The police officers were called to work a May Day protest by homelessness activists at an abandoned building who were blocking roads and being disruptive. The protest was started by ReclaimSF, which advocates for San Francisco to “turn over all vacant homes to house the thousands of San Franciscans sleeping outside and in shelters.”

The National Law Enforcement Officers’ Memorial, a nonprofit dedicated to telling the story of American Law Enforcement and making it safer for those who serve, has called the Thin Blue Line a “meaningful expression to honor fallen officers,” a statement which Scott acknowledged.

Some individuals believe the Thin Blue Line logo is controversial because it is a symbol of the “Blue Lives Matter” movement, which is a movement that aims to show support for police officers’ lives. The movement was created after the “Black Lives Matter” movement, which caused several riots across the country and resulted in the deaths of several police officers, including five officers in Dallas in 2016.

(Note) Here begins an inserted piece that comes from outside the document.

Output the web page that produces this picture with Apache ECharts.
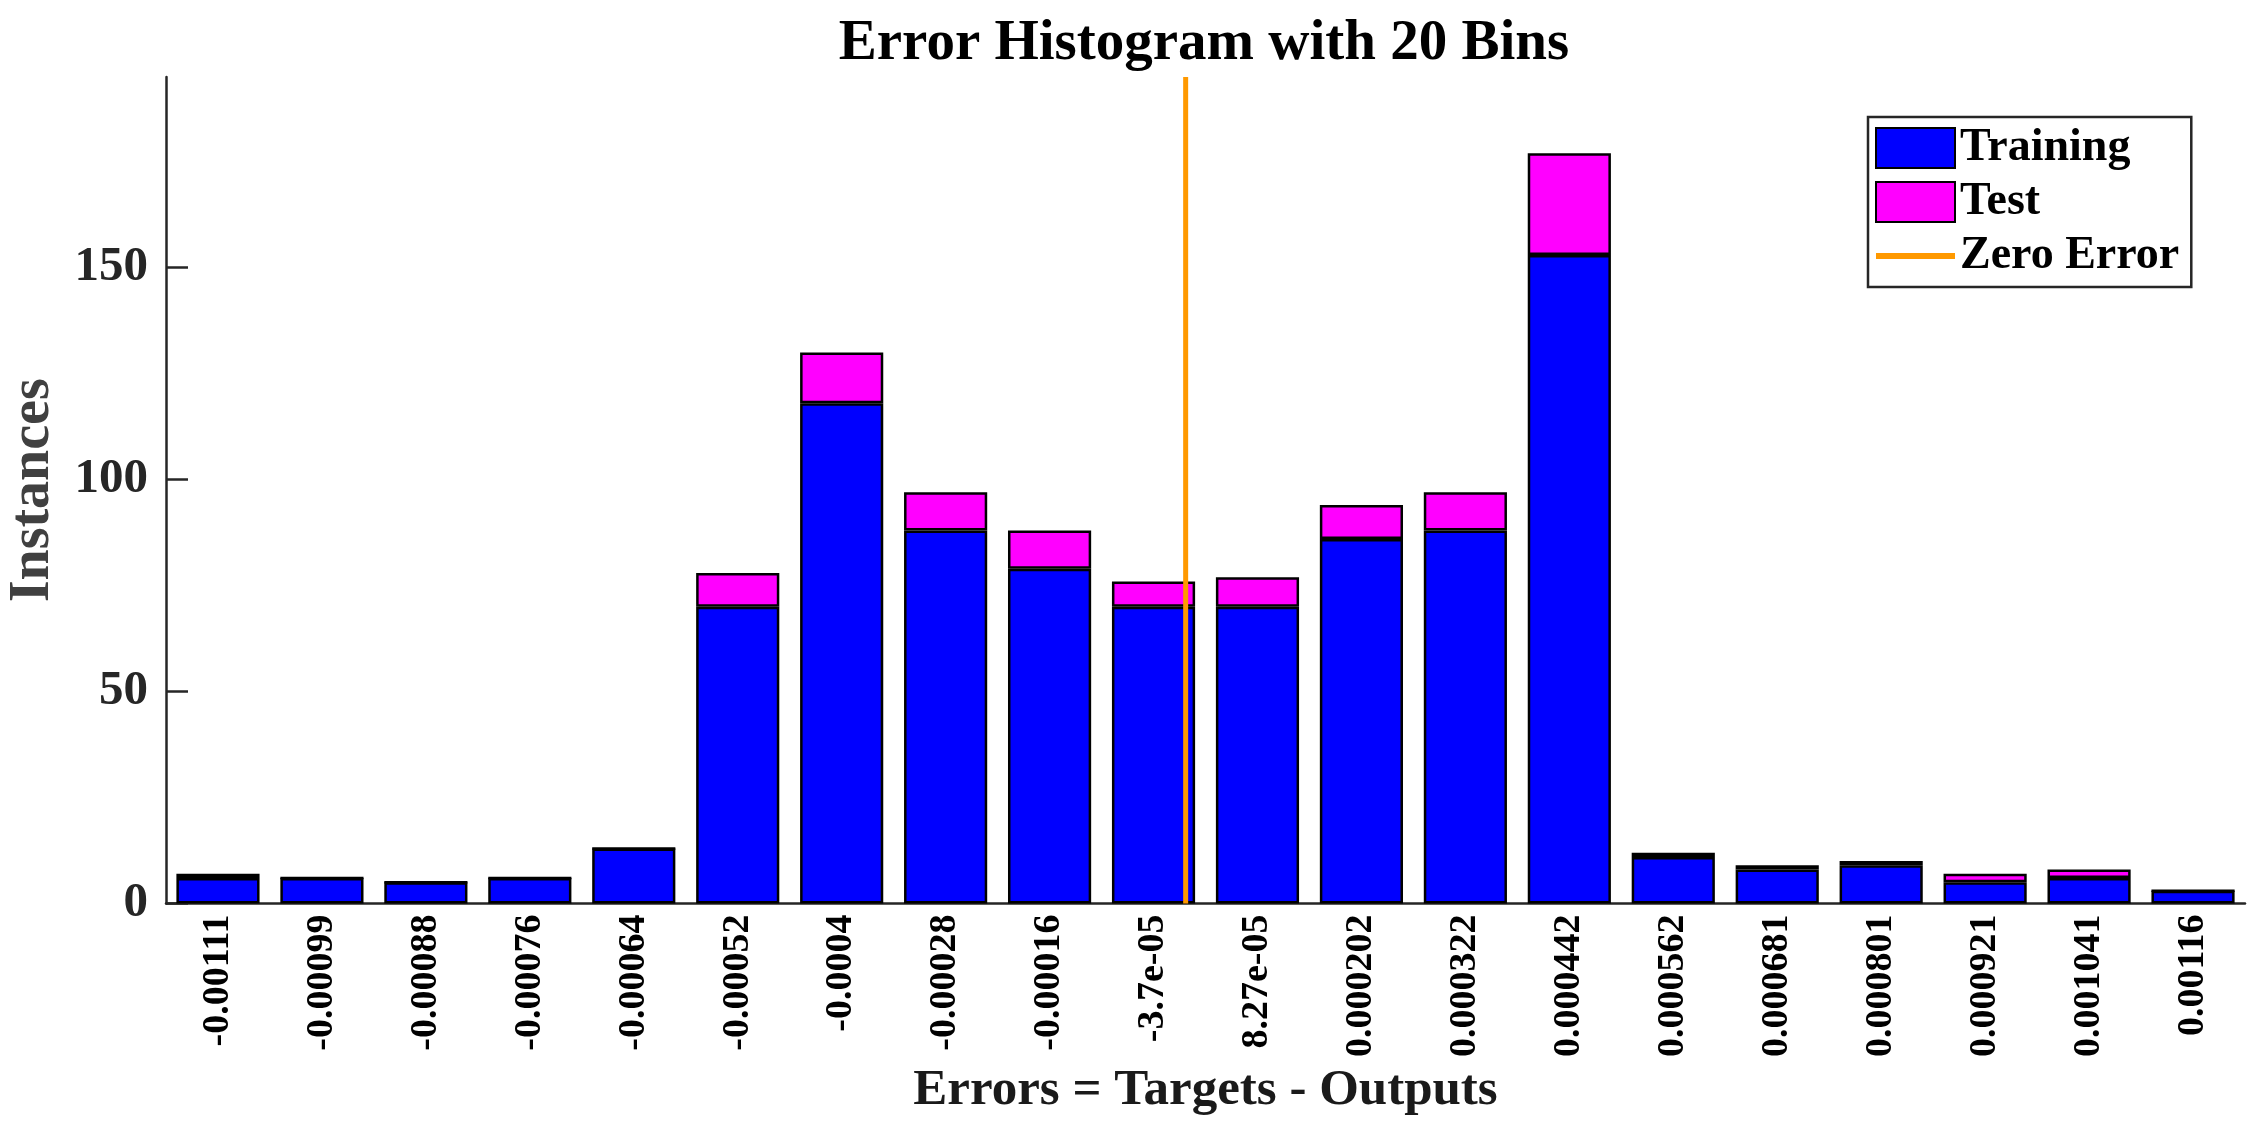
<!DOCTYPE html>
<html>
<head>
<meta charset="utf-8">
<script src="https://cdn.jsdelivr.net/npm/echarts@6/dist/echarts.min.js"></script>
<style>
html,body{margin:0;padding:0;background:#fff;}
#chart{width:2258px;height:1128px;}
</style>
</head>
<body>
<div id="chart"></div>
<script>
const categories = ['-0.00111','-0.00099','-0.00088','-0.00076','-0.00064','-0.00052','-0.0004','-0.00028','-0.00016','-3.7e-05','8.27e-05','0.000202','0.000322','0.000442','0.000562','0.000681','0.000801','0.000921','0.001041','0.00116'];
const training = [6,6,5,6,13,70,118,88,79,70,70,86,88,153,11,8,9,5,6,3];
const test = [1,0,0,0,0,8,12,9,9,6,7,8,9,24,1,1,1,2,2,0];
const yTicks = [0,50,100,150];
const yMax = 195;

// position of zero error in bin-index units, interpolated between neighbouring bin centres
const centers = categories.map(Number);
let zeroPos = 0;
for (let i = 0; i < centers.length - 1; i++) {
  if (centers[i] <= 0 && centers[i+1] >= 0) {
    zeroPos = i + (0 - centers[i]) / (centers[i+1] - centers[i]);
    break;
  }
}

const FONT = "'Liberation Serif', 'Times New Roman', serif";
const chart = echarts.init(document.getElementById('chart'), null, {renderer:'canvas'});
chart.setOption({
  animation: false,
  backgroundColor: '#ffffff',
  title: {
    text: 'Error Histogram with 20 Bins',
    left: 1199,
    textAlign: 'center',
    top: 11,
    textStyle: {fontFamily: FONT, fontWeight: 'bold', fontSize: 57, color: '#000'}
  },
  legend: {
    left: 1868,
    top: 117,
    orient: 'vertical',
    itemWidth: 79,
    itemHeight: 40,
    itemGap: 8,
    padding: [8, 12, 8, 7],
    borderColor: '#262626',
    borderWidth: 2.5,
    backgroundColor: '#fff',
    textStyle: {fontFamily: FONT, fontWeight: 'bold', fontSize: 46, color: '#000'},
    data: [
      {name: 'Training', icon: 'rect'},
      {name: 'Test', icon: 'rect'},
      {name: 'Zero Error', icon: 'path://M0,0 L79,0 L79,6 L0,6 Z', itemStyle: {color: '#ff9900', borderWidth: 0}}
    ]
  },
  grid: {left: 166, right: 13, top: 77, bottom: 224.5, containLabel: false, outerBoundsMode: 'none'},
  xAxis: [
    {
      type: 'category',
      data: categories,
      boundaryGap: true,
      name: 'Errors = Targets - Outputs',
      nameLocation: 'middle',
      nameGap: 161,
      nameTextStyle: {fontFamily: FONT, fontWeight: 'bold', fontSize: 51, color: '#1a1a1a'},
      axisLine: {lineStyle: {color: '#262626', width: 2.5}},
      axisTick: {inside: true, length: 21, alignWithLabel: true, lineStyle: {color: '#262626', width: 2.5}},
      axisLabel: {rotate: 90, margin: 11, fontFamily: FONT, fontWeight: 'bold', fontSize: 38, color: '#000', interval: 0}
    },
    {
      type: 'value',
      min: -0.5,
      max: categories.length - 0.5,
      show: false
    }
  ],
  yAxis: {
    type: 'value',
    min: 0,
    max: yMax,
    name: 'Instances',
    nameLocation: 'middle',
    nameRotate: 90,
    nameGap: 104,
    nameTextStyle: {fontFamily: FONT, fontWeight: 'bold', fontSize: 56, color: '#404040'},
    axisLine: {show: true, onZero: false, lineStyle: {color: '#262626', width: 2.5}},
    axisTick: {show: true, inside: true, length: 22, customValues: yTicks, lineStyle: {color: '#262626', width: 2.5}},
    axisLabel: {customValues: yTicks, margin: 18, fontFamily: FONT, fontWeight: 'bold', fontSize: 49, color: '#262626'},
    splitLine: {show: false}
  },
  series: [
    {
      name: 'Training',
      type: 'bar',
      stack: 'total',
      barWidth: '80%',
      data: training,
      itemStyle: {color: '#0000ff', borderColor: '#000', borderWidth: 2.5}
    },
    {
      name: 'Test',
      type: 'bar',
      stack: 'total',
      barWidth: '80%',
      data: test,
      itemStyle: {color: '#ff00ff', borderColor: '#000', borderWidth: 2.5}
    },
    {
      name: 'Zero Error',
      type: 'line',
      xAxisIndex: 1,
      symbol: 'none',
      data: [[zeroPos, 0], [zeroPos, yMax]],
      lineStyle: {color: '#ff9900', width: 5},
      itemStyle: {color: '#ff9900'},
      z: 5
    }
  ]
});
</script>
</body>
</html>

Shamann Walton, a member of the San Francisco Board of Supervisors, likened the police officers wearing the Thin Blue Line masks to supporters of slavery, saying, “that looks more like something you see below the Mason Dixon Line.”

The San Francisco Police Officers Association said on Wednesday that it has received calls from around the nation in support of the masks, prompting them to begin selling them to the public. Proceeds will benefit the organization’s scholarship fund for members’ children.